According to Nielsen’s June data, time spent for the average online video viewer is 4 hours/30 minutes per month. Compare that to average time spent per TV viewer at upwards of 30 hours per week and it’s clear that online video time spent has nowhere to go but up particularly as consumers increasingly watch long form content over-the-top on their TV screens.
That said, what seems odd about the chart, not explicitly called-out in the accompanying text, is that growth for all the online video metrics has slowed severely over the past 12 months. I’d expect growth in users to plateau (as per the chart) and I’d expect growth in number of streams per user to slow as people watch longer streams. But it’s surprising that total time spent with online video is growing at less than 10%, year over year.

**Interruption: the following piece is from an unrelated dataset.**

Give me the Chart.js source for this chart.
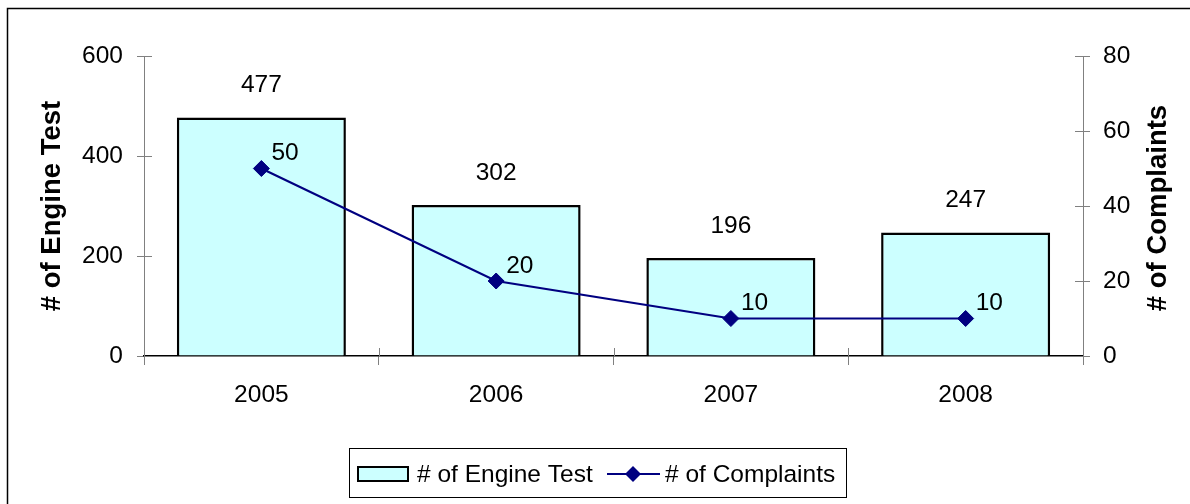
<!DOCTYPE html>
<html>
<head>
<meta charset="utf-8">
<script src="https://cdn.jsdelivr.net/npm/chart.js@4"></script>
<style>
  body { margin: 0; background: #fff; }
</style>
</head>
<body>
<canvas id="chart1" width="1190" height="504"></canvas>
<script>
var years = ["2005", "2006", "2007", "2008"];
var engineTests = [477, 302, 196, 247];
var complaints = [50, 20, 10, 10];
var leftTicks = [0, 200, 400, 600];
var rightTicks = [0, 20, 40, 60, 80];

var FONT = "'Liberation Sans', Arial, sans-serif";
var NAVY = '#000080';
var CYAN = '#CCFFFF';

// frame, value labels, right title, tick marks crossing the axes, legend
var extras = {
    id: 'extras',
    afterDatasetsDraw: function(chart){
        var ctx = chart.ctx;
        ctx.save();
        ctx.fillStyle = '#000';
        ctx.font = '24.5px ' + FONT;
        ctx.textBaseline = 'middle';
        ctx.textAlign = 'center';
        chart.getDatasetMeta(0).data.forEach(function(bar, i){
            ctx.fillText(engineTests[i], bar.x, bar.y - 32);
        });
        ctx.textAlign = 'left';
        chart.getDatasetMeta(1).data.forEach(function(pt, i){
            ctx.fillText(complaints[i], pt.x + 10, pt.y - 15);
        });
        ctx.restore();
    },
    afterDraw: function(chart){
        var ctx = chart.ctx;
        var area = chart.chartArea;
        ctx.save();
        // outer frame
        ctx.strokeStyle = '#000';
        ctx.lineWidth = 1.5;
        ctx.beginPath();
        ctx.moveTo(7.5, 504);
        ctx.lineTo(7.5, 8.5);
        ctx.lineTo(1190, 8.5);
        ctx.stroke();

        // inner halves of ticks
        ctx.strokeStyle = '#808080';
        ctx.lineWidth = 1;
        var y = chart.scales.y, y1 = chart.scales.y1, x = chart.scales.x;
        leftTicks.forEach(function(v){
            var py = Math.round(y.getPixelForValue(v)) + 0.5;
            ctx.beginPath(); ctx.moveTo(area.left, py); ctx.lineTo(area.left + 8, py); ctx.stroke();
        });
        rightTicks.forEach(function(v){
            var py = Math.round(y1.getPixelForValue(v)) + 0.5;
            ctx.beginPath(); ctx.moveTo(area.right - 8, py); ctx.lineTo(area.right, py); ctx.stroke();
        });
        var half = (x.getPixelForValue(1) - x.getPixelForValue(0)) / 2;
        for (var i = 0; i <= years.length; i++) {
            var px = Math.round(x.getPixelForValue(i) - half) + 0.5;
            ctx.beginPath(); ctx.moveTo(px, area.bottom - 8); ctx.lineTo(px, area.bottom); ctx.stroke();
        }

        // right axis title, reading upwards
        ctx.fillStyle = '#000';
        ctx.font = 'bold 27.5px ' + FONT;
        ctx.textAlign = 'center';
        ctx.textBaseline = 'middle';
        ctx.translate(1158, (area.top + area.bottom) / 2 + 2);
        ctx.rotate(-Math.PI / 2);
        ctx.fillText('# of Complaints', 0, 0);
        ctx.restore();

        // legend
        ctx.save();
        ctx.strokeStyle = '#000';
        ctx.lineWidth = 1;
        ctx.strokeRect(349.5, 448.5, 497, 49);
        ctx.fillStyle = CYAN;
        ctx.fillRect(358, 467, 50, 14);
        ctx.lineWidth = 2;
        ctx.strokeRect(358, 467, 50, 14);
        ctx.strokeStyle = NAVY;
        ctx.beginPath(); ctx.moveTo(607, 474); ctx.lineTo(660, 474); ctx.stroke();
        ctx.fillStyle = NAVY;
        ctx.beginPath();
        ctx.moveTo(633, 466); ctx.lineTo(641, 474); ctx.lineTo(633, 482); ctx.lineTo(625, 474);
        ctx.closePath(); ctx.fill();
        ctx.fillStyle = '#000';
        ctx.font = '24.5px ' + FONT;
        ctx.textAlign = 'left';
        ctx.textBaseline = 'middle';
        ctx.fillText('# of Engine Test', 417, 475);
        ctx.fillText('# of Complaints', 665, 475);
        ctx.restore();
    }
};

var ctx = document.getElementById("chart1").getContext('2d');
var chart = new Chart(ctx, {
    type: 'bar',
    data: {
        labels: years,
        datasets: [{
            type: 'bar',
            label: '# of Engine Test',
            data: engineTests,
            yAxisID: 'y',
            backgroundColor: CYAN,
            borderColor: '#000',
            borderWidth: 2.5,
            categoryPercentage: 1,
            barPercentage: 0.72,
            order: 2
        }, {
            type: 'line',
            label: '# of Complaints',
            data: complaints,
            yAxisID: 'y1',
            borderColor: NAVY,
            backgroundColor: NAVY,
            borderWidth: 2.2,
            pointStyle: 'rectRot',
            pointRadius: 8,
            pointBorderWidth: 1,
            tension: 0,
            order: 1
        }]
    },
    options: {
        responsive: false,
        animation: false,
        layout: { padding: { top: 56 } },
        plugins: {
            legend: { display: false },
            tooltip: { enabled: false }
        },
        scales: {
            x: {
                grid: { offset: true, drawOnChartArea: false, tickLength: 9, color: '#808080' },
                border: { color: '#000', width: 1.5 },
                ticks: { color: '#000', font: { family: FONT, size: 24.5 }, padding: 16 },
                afterFit: function(s){ s.height = 148; }
            },
            y: {
                position: 'left',
                min: 0, max: 600,
                grid: { drawOnChartArea: false, tickLength: 7, color: '#808080' },
                border: { color: '#808080' },
                ticks: { stepSize: 200, color: '#000', font: { family: FONT, size: 24.5 }, padding: 14 },
                title: { display: true, text: '# of Engine Test', color: '#000',
                         font: { family: FONT, size: 27.5, weight: 'bold' }, padding: { top: 36, bottom: 0 } },
                afterFit: function(s){ s.width = 144; }
            },
            y1: {
                position: 'right',
                min: 0, max: 80,
                grid: { drawOnChartArea: false, tickLength: 7, color: '#808080' },
                border: { color: '#808080' },
                ticks: { stepSize: 20, color: '#000', font: { family: FONT, size: 24.5 }, padding: 13 },
                afterFit: function(s){ s.width = 107; }
            }
        }
    },
    plugins: [extras]
});
</script>
</body>
</html>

It’s particularly surprising since the base for time spent per user is so low. To get a sense of how low it is, take a look at Nielsen’s June press release and do a little back-of-the-envelope on time spent per stream. It’s only 2 minutes/40 seconds, on an average of 101.5 streams per viewer per month. So, according to this information, the average viewer of online video watches somewhere around 3½ streams per day at less than 3 minutes apiece. You would think, given Netflix, Hulu, Amazon and other long-form streaming options, that total time spent would be growing at more than 10% off this base.
Another interesting back-of-the envelope: calculate the average streams per user and time per stream for the three competitors for which the press release provides monthly user, streams and time spent data. For YouTube (with 108M users): 81.7 streams at 1:55 (mins/secs) apiece. For Hulu (13.5M users): 46.7 streams at 4:45 apiece. And for Netflix (8.0M users) 24.1 streams at 21:18 apiece. The total is tilted toward the YouTube number with its enormous user base, but the Hulu number is surprisingly short and even the Netflix number, at less than half an hour per stream, makes me wonder about what might not be included in the data.
The shape of the Nielsen growth curve is contrary to the one below, for example, from Cisco data cited in ReelSEO earlier this year. This predicts that bandwidth demands for streaming video will not decelerate but in fact accelerate over the coming years.
I suspect the Nielsen time spent growth curve is affected by a particular aspect of their methodology; they monitor online video activity on their respondents’ computers. The way I read it:
Online video that people access through games consoles, Internet-connected TV’s, Roku boxes, Apple TV and any other device that circumvents the computer and ports online video directly to the TV screen are not included. This is probably not a substantial piece of the puzzle on a user basis or on a streams basis. But the absence of this piece may understate the growth of time spent per stream with the increasing consumption of longer streams concentrated in non-PC devices.
This isn’t a knock on Nielsen’s methodology – it measures no more and no less than it says it does. But if we’re really going to understand the total picture of online video behavior we’ll need to get a handle on the whole ball of wax no matter what devices the video streams flow through.